A block of data
— start —

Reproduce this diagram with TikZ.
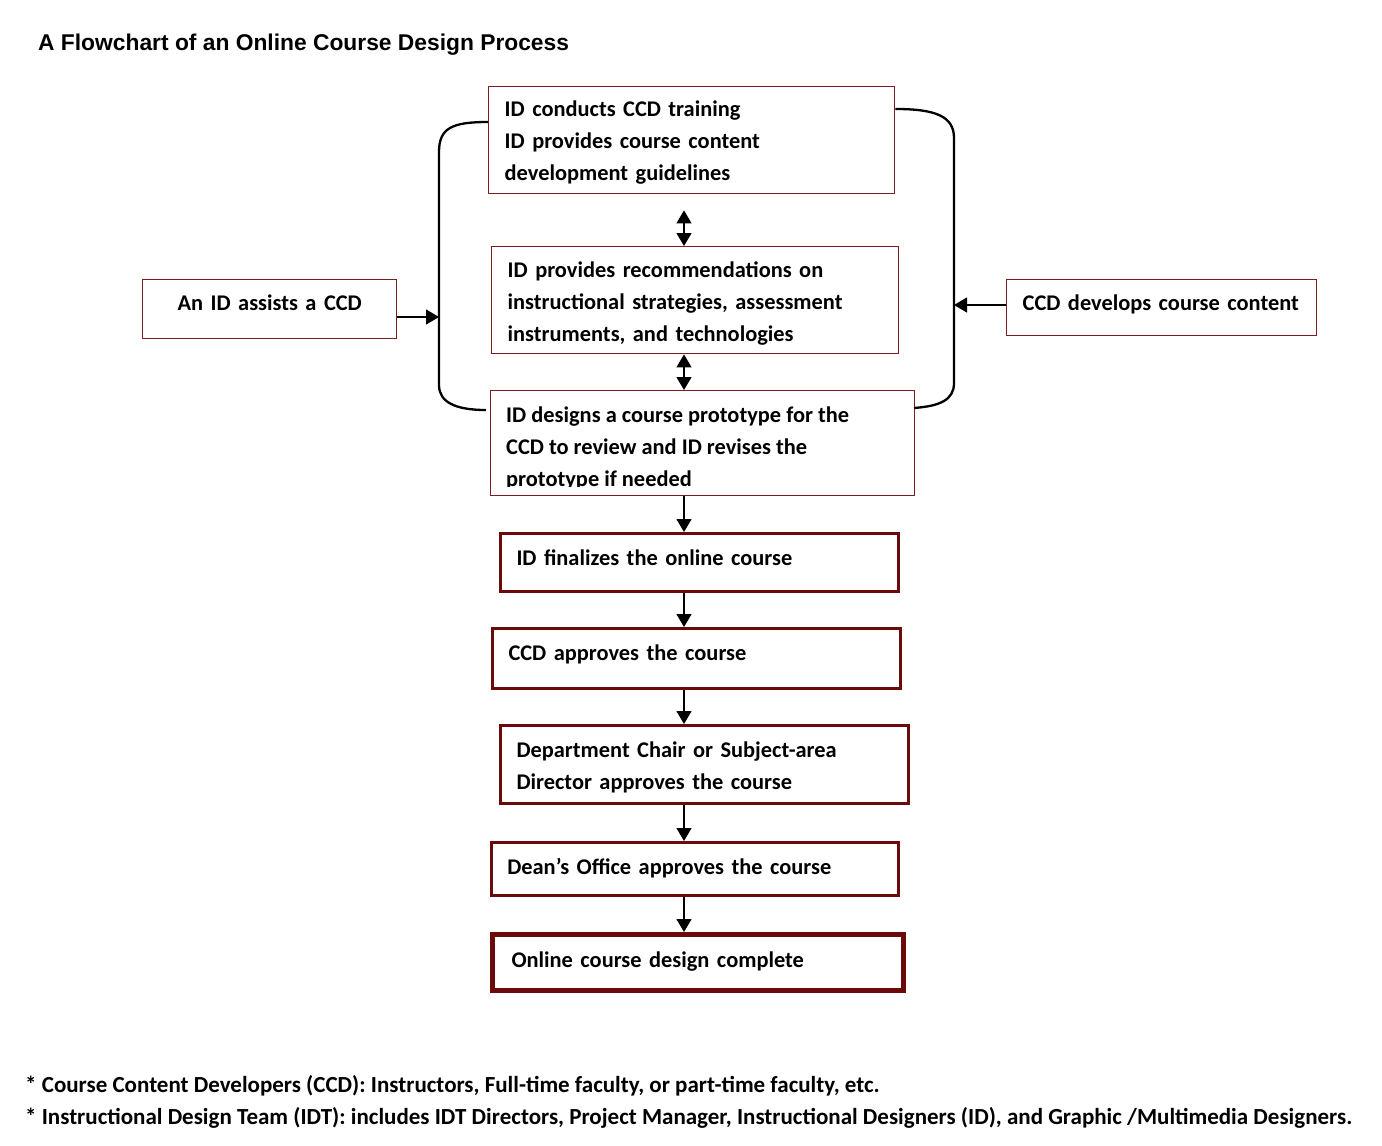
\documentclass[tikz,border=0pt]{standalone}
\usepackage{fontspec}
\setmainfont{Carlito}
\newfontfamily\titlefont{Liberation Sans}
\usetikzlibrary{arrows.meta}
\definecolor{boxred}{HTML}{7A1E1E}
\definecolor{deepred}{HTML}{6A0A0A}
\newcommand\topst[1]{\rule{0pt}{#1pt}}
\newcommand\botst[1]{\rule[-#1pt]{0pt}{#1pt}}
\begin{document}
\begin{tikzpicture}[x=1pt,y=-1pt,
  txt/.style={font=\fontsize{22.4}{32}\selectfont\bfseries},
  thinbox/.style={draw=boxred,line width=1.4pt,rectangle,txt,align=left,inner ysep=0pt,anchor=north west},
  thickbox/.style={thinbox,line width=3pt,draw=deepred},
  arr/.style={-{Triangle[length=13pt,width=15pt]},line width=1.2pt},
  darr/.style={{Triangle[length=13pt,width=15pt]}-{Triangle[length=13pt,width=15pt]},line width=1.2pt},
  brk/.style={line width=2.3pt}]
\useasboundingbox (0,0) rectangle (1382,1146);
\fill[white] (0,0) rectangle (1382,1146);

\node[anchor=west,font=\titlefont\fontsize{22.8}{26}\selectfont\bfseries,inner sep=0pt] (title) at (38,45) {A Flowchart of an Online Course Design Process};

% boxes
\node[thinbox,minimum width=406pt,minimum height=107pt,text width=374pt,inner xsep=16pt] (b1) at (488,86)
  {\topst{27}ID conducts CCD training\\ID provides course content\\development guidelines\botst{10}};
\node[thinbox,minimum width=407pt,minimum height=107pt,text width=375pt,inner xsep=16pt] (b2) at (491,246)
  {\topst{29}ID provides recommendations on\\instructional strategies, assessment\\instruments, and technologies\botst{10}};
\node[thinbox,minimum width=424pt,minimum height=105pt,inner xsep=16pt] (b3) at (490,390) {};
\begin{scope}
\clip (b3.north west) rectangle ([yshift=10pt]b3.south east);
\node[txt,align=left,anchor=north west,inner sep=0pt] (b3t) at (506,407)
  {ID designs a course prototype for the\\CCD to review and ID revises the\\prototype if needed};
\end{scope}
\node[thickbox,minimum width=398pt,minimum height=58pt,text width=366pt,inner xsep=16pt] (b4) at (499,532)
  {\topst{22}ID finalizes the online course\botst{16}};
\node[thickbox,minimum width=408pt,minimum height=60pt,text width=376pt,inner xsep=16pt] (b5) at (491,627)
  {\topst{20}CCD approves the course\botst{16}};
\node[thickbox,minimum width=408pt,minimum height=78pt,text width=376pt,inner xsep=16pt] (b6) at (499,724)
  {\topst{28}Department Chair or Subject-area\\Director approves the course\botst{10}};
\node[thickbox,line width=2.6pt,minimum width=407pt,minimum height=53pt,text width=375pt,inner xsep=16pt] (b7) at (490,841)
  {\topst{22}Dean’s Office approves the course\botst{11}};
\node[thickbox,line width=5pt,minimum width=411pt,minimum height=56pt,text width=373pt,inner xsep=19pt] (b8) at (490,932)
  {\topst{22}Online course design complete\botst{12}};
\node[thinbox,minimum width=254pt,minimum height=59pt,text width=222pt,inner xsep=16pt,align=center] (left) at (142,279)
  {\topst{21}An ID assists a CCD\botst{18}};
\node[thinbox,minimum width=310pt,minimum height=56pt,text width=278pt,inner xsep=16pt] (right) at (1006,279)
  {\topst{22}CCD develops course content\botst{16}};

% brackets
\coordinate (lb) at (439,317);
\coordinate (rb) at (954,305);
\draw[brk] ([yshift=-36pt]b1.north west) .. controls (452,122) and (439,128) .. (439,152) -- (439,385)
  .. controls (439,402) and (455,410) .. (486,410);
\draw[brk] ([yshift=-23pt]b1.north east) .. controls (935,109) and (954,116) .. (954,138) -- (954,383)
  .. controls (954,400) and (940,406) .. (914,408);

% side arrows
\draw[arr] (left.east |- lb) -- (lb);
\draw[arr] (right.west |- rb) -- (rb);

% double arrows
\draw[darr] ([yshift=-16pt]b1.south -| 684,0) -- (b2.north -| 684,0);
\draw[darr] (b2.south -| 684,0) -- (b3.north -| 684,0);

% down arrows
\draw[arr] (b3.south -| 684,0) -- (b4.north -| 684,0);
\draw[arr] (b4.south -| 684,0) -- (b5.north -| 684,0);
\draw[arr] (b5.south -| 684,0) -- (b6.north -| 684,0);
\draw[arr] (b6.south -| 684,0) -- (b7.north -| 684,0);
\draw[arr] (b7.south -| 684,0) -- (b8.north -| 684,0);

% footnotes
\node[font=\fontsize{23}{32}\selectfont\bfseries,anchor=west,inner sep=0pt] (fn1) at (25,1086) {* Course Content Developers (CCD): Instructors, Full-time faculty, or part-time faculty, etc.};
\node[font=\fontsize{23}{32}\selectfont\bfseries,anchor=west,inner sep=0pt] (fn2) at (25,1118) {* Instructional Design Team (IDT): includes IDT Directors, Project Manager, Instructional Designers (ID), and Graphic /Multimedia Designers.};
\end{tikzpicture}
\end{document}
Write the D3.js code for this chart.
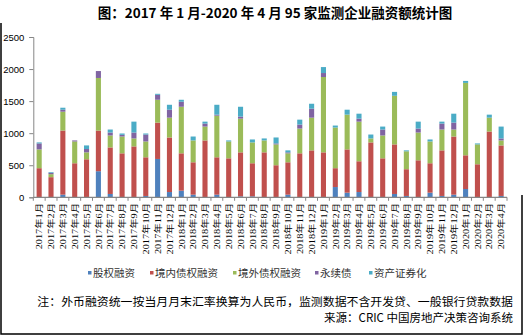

— end —

▶ **Problem statement**
Every line containing the string "this" must be listed.

▶ **Written response**
Reproduce this diagram with TikZ.
Write the D3.js code for this chart.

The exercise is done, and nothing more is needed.